But Chai is something different altogether — an artist with a passion for transforming landfill-destined materials into beauty. He can take a thin sheet of packing plastic from an empty X-ray film box, carve a face into it with a utility knife and create a luminary — a small light box that sells for $85.

It's a form of recycling, true; but Chai is more of an accidental environmentalist. He was green before it was trendy, spotting promise in what was essentially trash. But he wasn't really doing it to be eco-friendly.

"The idea of going from rubbish to art sort of just evolved," he said. "I never thought of myself as a green artist."

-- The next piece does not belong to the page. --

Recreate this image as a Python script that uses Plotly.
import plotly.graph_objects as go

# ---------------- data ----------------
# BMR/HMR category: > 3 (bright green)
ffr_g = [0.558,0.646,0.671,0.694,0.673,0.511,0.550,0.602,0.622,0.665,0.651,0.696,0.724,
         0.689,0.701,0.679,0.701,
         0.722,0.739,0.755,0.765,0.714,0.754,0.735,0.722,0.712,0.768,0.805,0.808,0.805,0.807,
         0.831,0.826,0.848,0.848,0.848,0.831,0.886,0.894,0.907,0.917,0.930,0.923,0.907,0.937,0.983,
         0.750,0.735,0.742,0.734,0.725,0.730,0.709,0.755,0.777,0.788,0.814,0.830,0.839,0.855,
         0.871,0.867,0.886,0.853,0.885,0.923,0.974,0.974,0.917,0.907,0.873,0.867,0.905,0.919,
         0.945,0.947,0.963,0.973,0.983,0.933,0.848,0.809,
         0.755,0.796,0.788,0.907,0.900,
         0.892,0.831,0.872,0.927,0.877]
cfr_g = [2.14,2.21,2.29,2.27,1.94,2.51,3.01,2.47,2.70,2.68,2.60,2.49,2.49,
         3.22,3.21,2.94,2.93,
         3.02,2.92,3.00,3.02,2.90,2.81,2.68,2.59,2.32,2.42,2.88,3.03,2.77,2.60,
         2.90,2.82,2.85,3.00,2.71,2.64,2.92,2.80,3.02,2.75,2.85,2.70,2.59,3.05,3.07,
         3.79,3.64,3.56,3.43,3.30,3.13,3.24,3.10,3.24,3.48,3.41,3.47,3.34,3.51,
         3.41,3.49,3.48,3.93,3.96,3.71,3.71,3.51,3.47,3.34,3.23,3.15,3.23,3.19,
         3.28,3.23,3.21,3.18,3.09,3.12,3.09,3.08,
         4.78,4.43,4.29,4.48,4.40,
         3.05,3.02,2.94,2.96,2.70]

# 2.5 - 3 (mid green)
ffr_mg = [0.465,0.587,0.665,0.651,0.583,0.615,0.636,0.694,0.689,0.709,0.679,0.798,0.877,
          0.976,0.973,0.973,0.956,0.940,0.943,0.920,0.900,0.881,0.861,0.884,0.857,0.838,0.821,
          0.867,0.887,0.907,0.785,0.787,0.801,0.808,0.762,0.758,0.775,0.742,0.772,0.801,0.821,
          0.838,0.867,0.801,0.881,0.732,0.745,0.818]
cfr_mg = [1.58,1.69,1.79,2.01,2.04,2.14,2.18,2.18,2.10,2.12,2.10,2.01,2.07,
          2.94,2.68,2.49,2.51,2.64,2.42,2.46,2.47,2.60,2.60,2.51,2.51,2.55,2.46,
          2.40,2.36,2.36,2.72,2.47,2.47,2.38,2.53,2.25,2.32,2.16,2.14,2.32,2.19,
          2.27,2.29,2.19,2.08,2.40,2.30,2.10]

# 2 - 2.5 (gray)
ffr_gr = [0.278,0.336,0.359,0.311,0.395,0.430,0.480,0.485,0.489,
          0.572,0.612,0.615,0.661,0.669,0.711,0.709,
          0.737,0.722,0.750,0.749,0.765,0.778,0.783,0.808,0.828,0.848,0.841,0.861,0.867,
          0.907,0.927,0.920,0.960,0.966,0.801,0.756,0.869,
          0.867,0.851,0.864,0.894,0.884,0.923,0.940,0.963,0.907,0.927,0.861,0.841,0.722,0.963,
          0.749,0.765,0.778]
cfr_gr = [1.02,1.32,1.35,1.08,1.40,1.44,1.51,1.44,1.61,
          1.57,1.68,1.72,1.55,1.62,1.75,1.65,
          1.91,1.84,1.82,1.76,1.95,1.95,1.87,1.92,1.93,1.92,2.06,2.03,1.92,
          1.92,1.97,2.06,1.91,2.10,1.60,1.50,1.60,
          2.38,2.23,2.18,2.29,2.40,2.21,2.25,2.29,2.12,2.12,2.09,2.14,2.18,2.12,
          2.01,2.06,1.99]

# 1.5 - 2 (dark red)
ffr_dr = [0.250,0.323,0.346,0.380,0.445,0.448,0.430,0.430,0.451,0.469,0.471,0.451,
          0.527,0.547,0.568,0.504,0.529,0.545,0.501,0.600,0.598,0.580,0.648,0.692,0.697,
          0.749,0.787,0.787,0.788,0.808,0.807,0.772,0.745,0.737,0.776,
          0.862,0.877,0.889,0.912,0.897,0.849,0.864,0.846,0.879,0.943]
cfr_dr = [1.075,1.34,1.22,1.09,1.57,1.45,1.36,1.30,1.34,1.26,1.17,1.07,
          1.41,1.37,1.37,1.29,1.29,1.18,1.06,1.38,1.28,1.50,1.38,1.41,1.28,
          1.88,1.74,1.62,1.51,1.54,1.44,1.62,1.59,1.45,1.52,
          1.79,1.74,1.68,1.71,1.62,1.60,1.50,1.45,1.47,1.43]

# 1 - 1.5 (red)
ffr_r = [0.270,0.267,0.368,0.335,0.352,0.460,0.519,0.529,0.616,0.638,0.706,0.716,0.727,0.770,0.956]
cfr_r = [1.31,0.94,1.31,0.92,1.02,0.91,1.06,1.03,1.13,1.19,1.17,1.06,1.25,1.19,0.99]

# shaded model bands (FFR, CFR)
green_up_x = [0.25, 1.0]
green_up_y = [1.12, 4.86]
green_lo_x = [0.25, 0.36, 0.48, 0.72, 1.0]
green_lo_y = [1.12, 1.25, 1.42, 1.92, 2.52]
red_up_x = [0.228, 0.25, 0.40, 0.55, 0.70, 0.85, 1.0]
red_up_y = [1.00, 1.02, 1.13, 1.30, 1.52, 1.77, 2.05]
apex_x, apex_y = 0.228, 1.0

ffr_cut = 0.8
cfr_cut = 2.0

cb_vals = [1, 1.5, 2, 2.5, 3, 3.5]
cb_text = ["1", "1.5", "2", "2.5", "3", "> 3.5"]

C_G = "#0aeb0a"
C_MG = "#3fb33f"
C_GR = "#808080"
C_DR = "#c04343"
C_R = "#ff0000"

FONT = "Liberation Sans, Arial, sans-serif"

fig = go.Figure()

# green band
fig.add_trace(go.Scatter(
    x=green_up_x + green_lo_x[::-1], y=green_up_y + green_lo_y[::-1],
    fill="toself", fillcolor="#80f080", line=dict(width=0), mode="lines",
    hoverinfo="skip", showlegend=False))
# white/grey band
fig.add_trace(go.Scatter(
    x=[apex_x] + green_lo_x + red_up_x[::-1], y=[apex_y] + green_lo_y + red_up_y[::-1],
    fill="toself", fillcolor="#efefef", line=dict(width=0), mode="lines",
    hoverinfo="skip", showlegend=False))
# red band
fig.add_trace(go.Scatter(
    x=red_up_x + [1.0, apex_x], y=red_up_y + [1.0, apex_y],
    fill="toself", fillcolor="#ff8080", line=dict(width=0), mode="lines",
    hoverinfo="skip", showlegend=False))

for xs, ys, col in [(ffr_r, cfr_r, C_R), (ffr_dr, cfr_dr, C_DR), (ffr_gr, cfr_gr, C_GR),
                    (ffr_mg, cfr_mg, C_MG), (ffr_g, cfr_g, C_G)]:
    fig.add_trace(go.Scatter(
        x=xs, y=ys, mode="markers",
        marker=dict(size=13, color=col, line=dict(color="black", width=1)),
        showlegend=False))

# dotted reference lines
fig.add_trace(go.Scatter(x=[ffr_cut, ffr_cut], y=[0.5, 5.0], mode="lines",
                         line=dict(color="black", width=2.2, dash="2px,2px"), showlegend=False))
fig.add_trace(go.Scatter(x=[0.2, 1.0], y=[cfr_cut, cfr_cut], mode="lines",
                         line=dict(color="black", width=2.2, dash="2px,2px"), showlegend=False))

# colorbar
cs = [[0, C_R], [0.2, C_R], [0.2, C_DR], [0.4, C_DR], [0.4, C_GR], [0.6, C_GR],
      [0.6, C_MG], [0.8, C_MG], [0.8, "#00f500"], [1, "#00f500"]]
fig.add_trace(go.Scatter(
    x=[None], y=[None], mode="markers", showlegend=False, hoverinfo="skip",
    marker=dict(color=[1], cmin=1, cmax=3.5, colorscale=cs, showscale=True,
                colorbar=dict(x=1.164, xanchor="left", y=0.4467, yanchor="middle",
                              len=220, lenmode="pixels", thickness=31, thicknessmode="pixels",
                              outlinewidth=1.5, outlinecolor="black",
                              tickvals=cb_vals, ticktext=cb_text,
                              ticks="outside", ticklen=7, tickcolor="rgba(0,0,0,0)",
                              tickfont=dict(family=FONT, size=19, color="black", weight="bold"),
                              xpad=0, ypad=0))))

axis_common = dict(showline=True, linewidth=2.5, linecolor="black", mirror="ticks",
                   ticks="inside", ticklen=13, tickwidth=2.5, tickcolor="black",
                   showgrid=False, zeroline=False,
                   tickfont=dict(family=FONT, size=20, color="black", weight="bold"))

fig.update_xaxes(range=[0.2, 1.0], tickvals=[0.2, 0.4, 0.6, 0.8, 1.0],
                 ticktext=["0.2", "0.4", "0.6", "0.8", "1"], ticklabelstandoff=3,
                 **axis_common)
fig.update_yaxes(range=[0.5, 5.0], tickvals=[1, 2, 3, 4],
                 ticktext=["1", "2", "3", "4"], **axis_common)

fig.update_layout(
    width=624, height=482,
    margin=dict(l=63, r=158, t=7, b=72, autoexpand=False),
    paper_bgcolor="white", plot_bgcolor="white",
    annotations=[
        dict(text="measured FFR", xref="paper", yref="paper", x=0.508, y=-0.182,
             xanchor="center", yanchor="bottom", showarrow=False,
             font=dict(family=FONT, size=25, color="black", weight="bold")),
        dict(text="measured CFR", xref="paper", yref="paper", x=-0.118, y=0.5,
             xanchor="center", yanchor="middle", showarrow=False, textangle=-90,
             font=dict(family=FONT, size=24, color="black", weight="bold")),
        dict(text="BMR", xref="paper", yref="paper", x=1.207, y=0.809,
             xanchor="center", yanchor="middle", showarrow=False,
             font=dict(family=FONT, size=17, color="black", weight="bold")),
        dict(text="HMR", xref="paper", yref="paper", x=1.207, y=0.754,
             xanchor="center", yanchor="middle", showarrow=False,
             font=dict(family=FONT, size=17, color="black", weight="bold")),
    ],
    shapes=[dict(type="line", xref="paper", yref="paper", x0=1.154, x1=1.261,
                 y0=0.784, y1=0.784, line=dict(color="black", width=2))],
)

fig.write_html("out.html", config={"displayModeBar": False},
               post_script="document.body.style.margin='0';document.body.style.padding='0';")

He was more of a wood sculptor when he started using cast-off materials in 1994. Chai, who works at The Queen's Medical Center as a patient transporter, was walking by the loading dock one day and noticed packing crates made from cardboard that was nearly an inch thick. By cutting the cardboard into smaller and smaller concentric circles, he made a huge coffee mug for Coffee Talk in Kaimukí.

"Since then, I have always kept an eye out for stuff," he said. "I see possibilities. I used to drive through neighborhoods and see stuff out for bulk pickup and think, 'Oh, that would be neat.' "

He once brought home a large, wok-shaped metal cone that had been used to focus light from a street lamp. Chai pulled it from a pile of weeds by the roadside, but it was two years before he could figure out how to use it.

The 54-year-old Chai grew up in Kailua and graduated from the University of Hawai'i-Mänoa, where he earned a degree in art — ceramics and sculpture — in 1976. Initially, though, he worked as an independent graphic artist. He wound up at Queen's in 1991, at a time when he also was searching for more ways to express himself through art.

Although he was a wood sculptor who created striking and intricate work that hangs in galleries, restaurants and private homes, word got around about what Chai was doing with discarded items, especially cardboard. Friends on the loading dock would call and his neighbors dropped off things they had found.

The staff at Queen's liked his work so much that last year they replaced their traditional Christmas tree in the lobby with a 10-foot-tall cardboard tree decorated with cardboard art. This year, Chai cut out 150 small geckos and challenged his co-workers to decorate them for the tree. He also cut out 45 larger geckos for a holiday decorating contest at the hospital.

But he bristled at a suggestion several years ago, at a festival where he was trying to sell his art, that he should give it away because it was made from trash. Chai was even described as a Dumpster diver — he's ambivalent about that — and he recently tried to focus more on art that used wood veneer because he didn't like the fact that he was called "the cardboard artist."

"I think people got the impression I was homeless," said Chai, who is anything but homeless. He and his wife, author Makana Risser Chai, live on a beachfront rental property in Kailua.

"Now it's different," he said. "Now being a Dumpster diver means you're green and you don't want to see things going to waste."